Europe doomed
FRENCH COLUMNIST: France is enraged. It has more than two decades of pent-up anger that it hasn't really been able to express before, to dissipate, to let drain away. It is unacceptable to have had more than 20 years with 3 million people unemployed ... But this is not the moment to vote no. France has every right to be enraged and to try everything it can to change its entire political class. But today, a vote in anger - which is essentially a vote of no - will only risk aggravating the reasons for this disaffection. It will create an even more haphazard and disorganised Europe and sacrifice all chances of remedying the situation.
- Serge July writing in Liberation
SOCIALIST VIEW: Lo and behold, France, which is scheduled to ratify the constitution by a referendum on May 29, gives the impression of wanting to vote against it. If it does, the result will be an earthquake. Although every member nation has played its part in integrating Europe, France has without doubt been the country that provided most of the ideas and master builders.
- Socialist and former French Prime Minister Michel Rocard writing in the Bangkok Post.
LONDON COLUMNIST: If democracy is to mean anything, a no vote - certainly from France, the fons et origo of the European project - should be a shattering vote of no confidence that ought to force the elites of Europe to sit down and rethink what it is their peoples want from the EU. The first thing to get out of their minds is that their unpopularity is due to some deplorable Europhobia. Britain today is a genuinely open nation. We are utterly unfazed when our football teams are monopolised by Dutchmen and Spaniards or our water companies gobbled up by the French. We just do not see why we should have to put up with an EU which is so secretive, fraud-ridden, interfering and wasteful.
- Ferdinand Mount in the Daily Telegraph
FROM DENMARK: The French will vote no to the EU constitution simply because they have the opportunity to vote against EU bureaucracy - unlike the Germans, whose decision was left to their Parliament. I reckon virtually all other EU member states will follow France's example and thereby leave the EU to ponder over "what next".
- Keith Buck, Copenhagen, writing on the BBC website.
Sky will not fall
FROM PARIS: There is a second fallacious claim: that a vote of no in France or elsewhere would bring Europe to a standstill.

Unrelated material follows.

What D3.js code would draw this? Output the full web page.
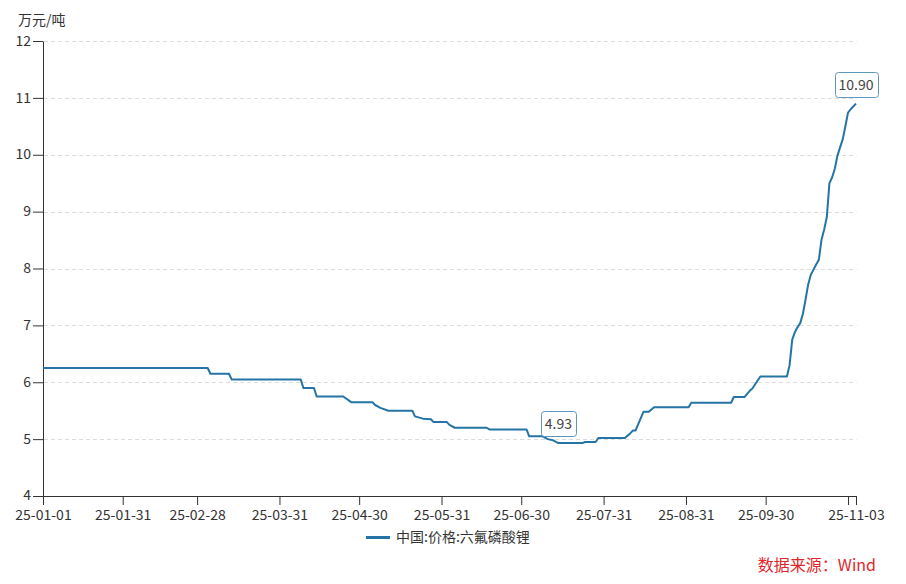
<!DOCTYPE html>
<html><head><meta charset="utf-8">
<script src="https://cdn.jsdelivr.net/npm/d3@7"></script>
<style>
html,body{margin:0;padding:0;background:#fff;}
svg{display:block;font-family:"Noto Sans CJK SC","Noto Sans",sans-serif;}
</style></head>
<body><svg id="c" width="906" height="584"></svg>
<script>
// ---- data ----
const dates = [
"2025-01-01","2025-03-04","2025-03-05","2025-03-12","2025-03-13","2025-04-08","2025-04-09","2025-04-13",
"2025-04-14","2025-04-24","2025-04-27","2025-05-05","2025-05-06","2025-05-08","2025-05-11","2025-05-20",
"2025-05-21","2025-05-24","2025-05-27","2025-05-28","2025-06-02","2025-06-03","2025-06-05","2025-06-17",
"2025-06-18","2025-07-02","2025-07-03","2025-07-08","2025-07-10","2025-07-12","2025-07-14","2025-07-23",
"2025-07-24","2025-07-28","2025-07-29","2025-08-08","2025-08-10","2025-08-11","2025-08-12","2025-08-15",
"2025-08-17","2025-08-19","2025-09-01","2025-09-02","2025-09-17","2025-09-18","2025-09-22","2025-09-24",
"2025-09-25","2025-09-28","2025-10-08","2025-10-09","2025-10-10","2025-10-11","2025-10-12","2025-10-13",
"2025-10-14","2025-10-15","2025-10-16","2025-10-17","2025-10-18","2025-10-19","2025-10-20","2025-10-21",
"2025-10-22","2025-10-23","2025-10-24","2025-10-25","2025-10-26","2025-10-27","2025-10-28","2025-10-29",
"2025-10-30","2025-10-31","2025-11-01","2025-11-02","2025-11-03"];
const prices = [
6.25,6.25,6.15,6.15,6.05,6.05,5.90,5.90,
5.75,5.75,5.65,5.65,5.60,5.55,5.50,5.50,
5.40,5.36,5.35,5.30,5.30,5.25,5.20,5.20,
5.17,5.17,5.05,5.05,5.00,4.98,4.93,4.93,
4.95,4.95,5.02,5.02,5.10,5.15,5.15,5.48,
5.48,5.56,5.56,5.64,5.64,5.74,5.74,5.85,
5.89,6.10,6.10,6.30,6.75,6.88,6.97,7.04,
7.20,7.45,7.72,7.89,7.98,8.07,8.15,8.50,
8.68,8.90,9.50,9.60,9.75,9.98,10.13,10.27,
10.50,10.74,10.80,10.85,10.90];
const seriesName = "中国:价格:六氟磷酸锂";
const unitLabel = "万元/吨";
const sourceText = "数据来源：Wind";
const yTicks = [4,5,6,7,8,9,10,11,12];
const xTickDates = ["2025-01-01","2025-01-31","2025-02-28","2025-03-31","2025-04-30","2025-05-31",
  "2025-06-30","2025-07-31","2025-08-31","2025-09-30","2025-10-31","2025-11-03"];
const xTickLabels = ["25-01-01","25-01-31","25-02-28","25-03-31","25-04-30","25-05-31",
  "25-06-30","25-07-31","25-08-31","25-09-30","","25-11-03"];
const markers = [{date:"2025-07-14", value:4.93, label:"4.93"},{date:"2025-11-03", value:10.90, label:"10.90"}];

// ---- layout ----
const parse = d3.timeParse("%Y-%m-%d");
const L = 43, T = 41, W = 813, H = 455;
const lineColor = "#2474a6";
const svg = d3.select("#c");
const x = d3.scaleTime().domain([parse("2025-01-01"), parse("2025-11-03")]).range([0, W]);
const y = d3.scaleLinear().domain([4, 12]).range([H, 0]);
const g = svg.append("g").attr("transform", `translate(${L},${T})`);

// grid
g.append("g").selectAll("line").data(yTicks.filter(v => v > 4)).join("line")
  .attr("x1", 1).attr("x2", W + 0.5)
  .attr("y1", d => Math.round(y(d)) + 0.5).attr("y2", d => Math.round(y(d)) + 0.5)
  .attr("stroke", "#dcdcdc").attr("stroke-dasharray", "4,3");

// axes
const xa = g.append("g").attr("transform", `translate(0,${H})`)
  .call(d3.axisBottom(x).tickValues(xTickDates.map(parse))
    .tickFormat((d, i) => xTickLabels[i]).tickSize(9).tickSizeOuter(0).tickPadding(5));
const ya = g.append("g")
  .call(d3.axisLeft(y).tickValues(yTicks).tickFormat(d3.format("d")).tickSize(10).tickSizeOuter(0).tickPadding(2));
[xa, ya].forEach(a => {
  a.selectAll("path,line").attr("stroke", "#333");
  a.selectAll("text").attr("fill", "#333").style("font-size", "14px")
   .style("font-family", '"Noto Sans CJK SC","Noto Sans",sans-serif');
});
ya.selectAll("text").attr("dy", d => d === 4 ? "0.22em" : "0.3em");

// line
const data = dates.map((d, i) => ({date: parse(d), value: prices[i]}));
g.append("path").datum(data)
  .attr("fill", "none").attr("stroke", lineColor).attr("stroke-width", 2)
  .attr("stroke-linejoin", "round")
  .attr("d", d3.line().x(d => x(d.date)).y(d => y(d.value)));

// value labels
markers.forEach(m => {
  const cx = x(parse(m.date)), cy = y(m.value);
  const mg = g.append("g");
  const t = mg.append("text").attr("x", cx).attr("y", cy - 14).attr("text-anchor", "middle")
    .style("font-size", "14px").attr("fill", "#444").text(m.label);
  const bb = t.node().getBBox();
  mg.insert("rect", "text").attr("x", Math.round(bb.x - 4) + 0.5).attr("y", Math.round(cy - 32) + 0.5)
    .attr("width", Math.round(bb.width + 8)).attr("height", 25).attr("rx", 3)
    .attr("fill", "#fff").attr("stroke", "#5f98bf").attr("stroke-width", 1);
});

// unit label
svg.append("text").attr("x", 18).attr("y", 25).style("font-size", "14px").attr("fill", "#333").text(unitLabel);

// legend
const lg = svg.append("g").attr("transform", "translate(366,537)");
lg.append("line").attr("x1", 0).attr("x2", 24).attr("y1", 0.5).attr("y2", 0.5)
  .attr("stroke", lineColor).attr("stroke-width", 3);
lg.append("text").attr("x", 30).attr("y", 5).style("font-size", "14px").attr("fill", "#333").text(seriesName);

// source
svg.append("text").attr("x", 876).attr("y", 571).attr("text-anchor", "end")
  .style("font-size", "16px").attr("fill", "#e0262b").text(sourceText);
</script></body></html>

In reality, post-no Europe would be the same as pre-referendum Europe: the texts that govern the EU, including the Nice treaty, would continue to apply. There would be plenty of time to negotiate a new, more acceptable constitution.
- Bernard Cassen writing in Le Monde Diplomatique.
THE BLOGGER: While an EU without France is barely conceivable (though it might simplify language issues), the converse is also true. Plus the French have said no to a treaty before, and then changed their collective mind. This still seems the likeliest course to me. France will say no. Over the course of the next year, almost everyone else will say yes. France's voters will face the prospect of Europe going on without them, and they will see the situation differently.
- Doug Merrill on http: fistfulofeuros.net
FOREIGN POLICY WONK: Should France's "vote no" campaigners succeed, there is still reason for optimism. That's because the best bits of the constitution will probably survive. It is possible that a French vote of no could result in the EU sticking solely with its current treaties, or that the other 24 member states will proceed with ratification sans France. A more likely outcome is that Europe's leaders will convene a mini-intergovernment conference to salvage the parts of the constitution that matter most ... and key elements will be rescued.
- Mark Leonard writing in Foreign Policy magazine
LEFT-LEANING BRIT: A pause for reflection on how to produce a short, clear and eloquent constitution, not dominated by a particular economic ideology, will do no harm. Javier Solana, Europe's foreign-minister-in-waiting, is already active in a virtually equivalent job and can continue. The council of ministers could endorse the idea of a European President, if it wishes. Europe will not go backwards, let alone collapse.